Je lance un appel à toutes celles et à tous ceux qui savent ce que pourrait signifier un coup d’Etat policier-militaire, mené par des forces fascistes. Les signaux sont alarmants, ostensibles et en constante augmentation. Aujourd’hui, 2 juin 2020, le vice-président s’est fendu d’un article absurde et menaçant dans l’Estadão [1]. Aras [2], même s’il s’est corrigé par la suite, a déclaré à Bial [3] que les Forces Armées pourraient intervenir, si “certaines forces tentaient d’empiéter sur les plates-bandes du voisin”, en une allusion clairement critique au Tribunal Suprême Fédéral. Ives Gandra est déjà prêt à écrire la justification “constitutionnelle” du coup d’Etat. Les généraux n’ont jamais manqué de juristes ; Le capitaine n’en manquera pas non plus. Eduardo Bolsonaro l’a confirmé : la rupture est décidée, reste à attendre l’opportunité. Le président a survolé une manifestation contre le Tribunal Suprême Fédéral et le Congrès au côté du ministre de la Défense. Y-a-t-il encore besoin d’un dessin ?

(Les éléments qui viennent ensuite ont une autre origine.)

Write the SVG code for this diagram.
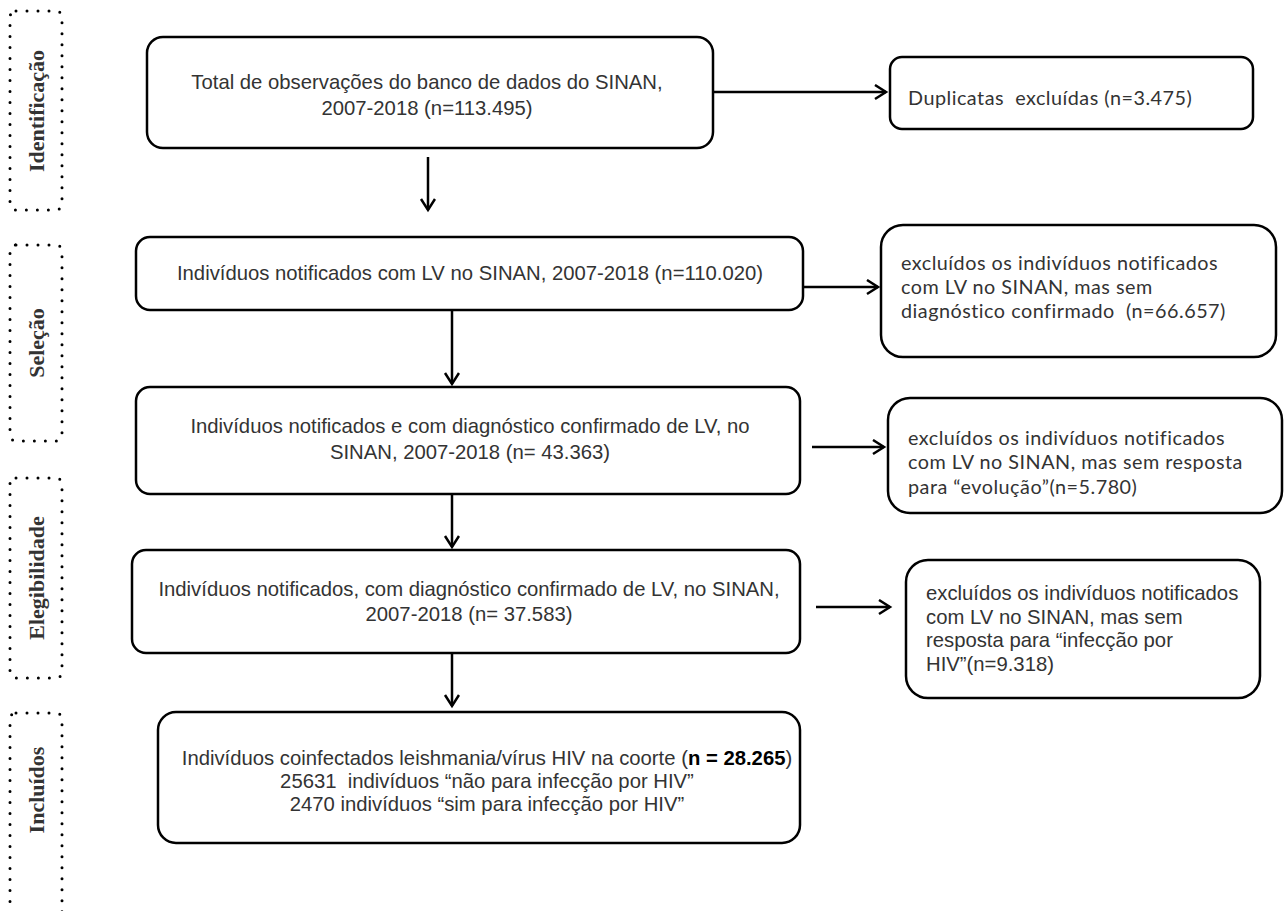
<svg xmlns="http://www.w3.org/2000/svg" width="1285" height="911" viewBox="0 0 1285 911">
<defs>
<marker id="arr" markerUnits="userSpaceOnUse" markerWidth="20" markerHeight="20" refX="12" refY="8" orient="auto">
<path d="M1,1 L12,8 L1,15" fill="none" stroke="#000" stroke-width="2.5"/>
</marker>
<style>
.box{fill:#fff;stroke:#000;stroke-width:2.5}
.side{fill:none;stroke:#000;stroke-width:3;stroke-dasharray:0 11;stroke-linecap:round}
.lbl{font-family:"Liberation Serif",serif;font-weight:bold;font-size:22px;fill:#333;text-anchor:middle}
.t{font-family:"Liberation Sans",Arial,sans-serif;font-size:20.3px;fill:#333;white-space:pre}
.c{text-anchor:middle}
.k{font-family:Lato,"Open Sans",sans-serif;font-size:19.8px;letter-spacing:0.5px;fill:#333;white-space:pre}
.ln{stroke:#000;stroke-width:2.5;fill:none;marker-end:url(#arr)}
</style>
</defs>
<g id="stages">
<g id="stage-identificacao"><rect class="side" x="10" y="11" width="52" height="199" rx="6"/><text class="lbl" transform="translate(44,111) rotate(-90)">Identificação</text></g>
<g id="stage-selecao"><rect class="side" x="10" y="245" width="52" height="196" rx="6"/><text class="lbl" transform="translate(44,343) rotate(-90)">Seleção</text></g>
<g id="stage-elegibilidade"><rect class="side" x="10" y="478" width="52" height="200" rx="6"/><text class="lbl" transform="translate(44,578) rotate(-90)">Elegibilidade</text></g>
<g id="stage-incluidos"><rect class="side" x="10" y="713" width="52" height="220" rx="6"/><text class="lbl" transform="translate(44,790) rotate(-90)">Incluídos</text></g>
</g>
<g id="connectors">
<line class="ln" x1="713" y1="92" x2="886" y2="92"/>
<line class="ln" x1="428" y1="157" x2="428" y2="210"/>
<line class="ln" x1="803" y1="287" x2="878" y2="287"/>
<line class="ln" x1="452" y1="310" x2="452" y2="384"/>
<line class="ln" x1="812" y1="447" x2="884" y2="447"/>
<line class="ln" x1="452" y1="494" x2="452" y2="547"/>
<line class="ln" x1="816" y1="607" x2="890" y2="607"/>
<line class="ln" x1="452" y1="653" x2="452" y2="706"/>
</g>
<g id="n1"><rect class="box" x="147" y="37" width="566" height="111" rx="16"/>
<text class="t c" x="427" y="89">Total de observações do banco de dados do SINAN,</text>
<text class="t c" x="427" y="115">2007-2018 (n=113.495)</text></g>
<g id="d1"><rect class="box" x="890" y="57" width="363" height="72" rx="12"/>
<text class="k" x="908" y="105">Duplicatas  excluídas (n=3.475)</text></g>
<g id="n2"><rect class="box" x="136" y="237" width="667" height="73" rx="14"/>
<text class="t c" x="470" y="280">Indivíduos notificados com LV no SINAN, 2007-2018 (n=110.020)</text></g>
<g id="e1"><rect class="box" x="881" y="225" width="395" height="132" rx="22"/>
<text class="k" x="901" y="270">excluídos os indivíduos notificados</text>
<text class="k" x="901" y="294">com LV no SINAN, mas sem</text>
<text class="k" x="901" y="318">diagnóstico confirmado  (n=66.657)</text></g>
<g id="n3"><rect class="box" x="136" y="387" width="664" height="107" rx="14"/>
<text class="t c" x="470" y="433">Indivíduos notificados e com diagnóstico confirmado de LV, no</text>
<text class="t c" x="470" y="459">SINAN, 2007-2018 (n= 43.363)</text></g>
<g id="e2"><rect class="box" x="888" y="398" width="394" height="115" rx="22"/>
<text class="k" x="908" y="445">excluídos os indivíduos notificados</text>
<text class="k" x="908" y="469">com LV no SINAN, mas sem resposta</text>
<text class="k" x="908" y="494">para “evolução”(n=5.780)</text></g>
<g id="n4"><rect class="box" x="132" y="550" width="668" height="103" rx="14"/>
<text class="t c" x="469" y="596">Indivíduos notificados, com diagnóstico confirmado de LV, no SINAN,</text>
<text class="t c" x="469" y="621">2007-2018 (n= 37.583)</text></g>
<g id="e3"><rect class="box" x="906" y="560" width="354" height="138" rx="22"/>
<text class="t" x="926" y="600">excluídos os indivíduos notificados</text>
<text class="t" x="926" y="624">com LV no SINAN, mas sem</text>
<text class="t" x="926" y="647">resposta para “infecção por</text>
<text class="t" x="926" y="671">HIV”(n=9.318)</text></g>
<g id="n5"><rect class="box" x="158" y="712" width="642" height="131" rx="18"/>
<text class="t c" x="487" y="765">Indivíduos coinfectados leishmania/vírus HIV na coorte (<tspan font-weight="bold" fill="#000">n = 28.265</tspan>)</text>
<text class="t c" x="487" y="788">25631  indivíduos “não para infecção por HIV”</text>
<text class="t c" x="487" y="811">2470 indivíduos “sim para infecção por HIV”</text></g>
</svg>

Pendant ce temps-là, de ce côté-ci, on s’excite avec des manifestes proclamant l’union pour la démocratie. On s’interroge sur les intentions et les origines. On ne veut pas être utilisés par des adversaires qui tentent de se racheter des erreurs passées. Bref, ils ont perdu toute connexion avec la réalité. Les flammes leur lèchent déjà les pieds. Réveillez-vous, bon sang !
Dans cette conjoncture, des mouvements sociaux sont en train de préparer des manifestations pour dimanche (le 7 juin). Alors voilà mon appel. Camarades, ne voyez-vous donc pas que Bolsonaro vous tend un piège ? Vous pensez pouvoir empêcher des infiltrés de jouer les casseurs ? Vous ne le pourrez pas. Ne sous-estimez pas les fascistes. La P2 [4] a déjà fait ça, pourquoi ne recommencerait-elle pas maintenant ? Les agitateurs fascistes sont des professionnels de la destruction. Ils savent comment gérer ce que les bolsonaristes et la presse appelleront le “chaos”, ils savent comment arranger les scènes que la presse aime tant qualifier de “vandalisme”.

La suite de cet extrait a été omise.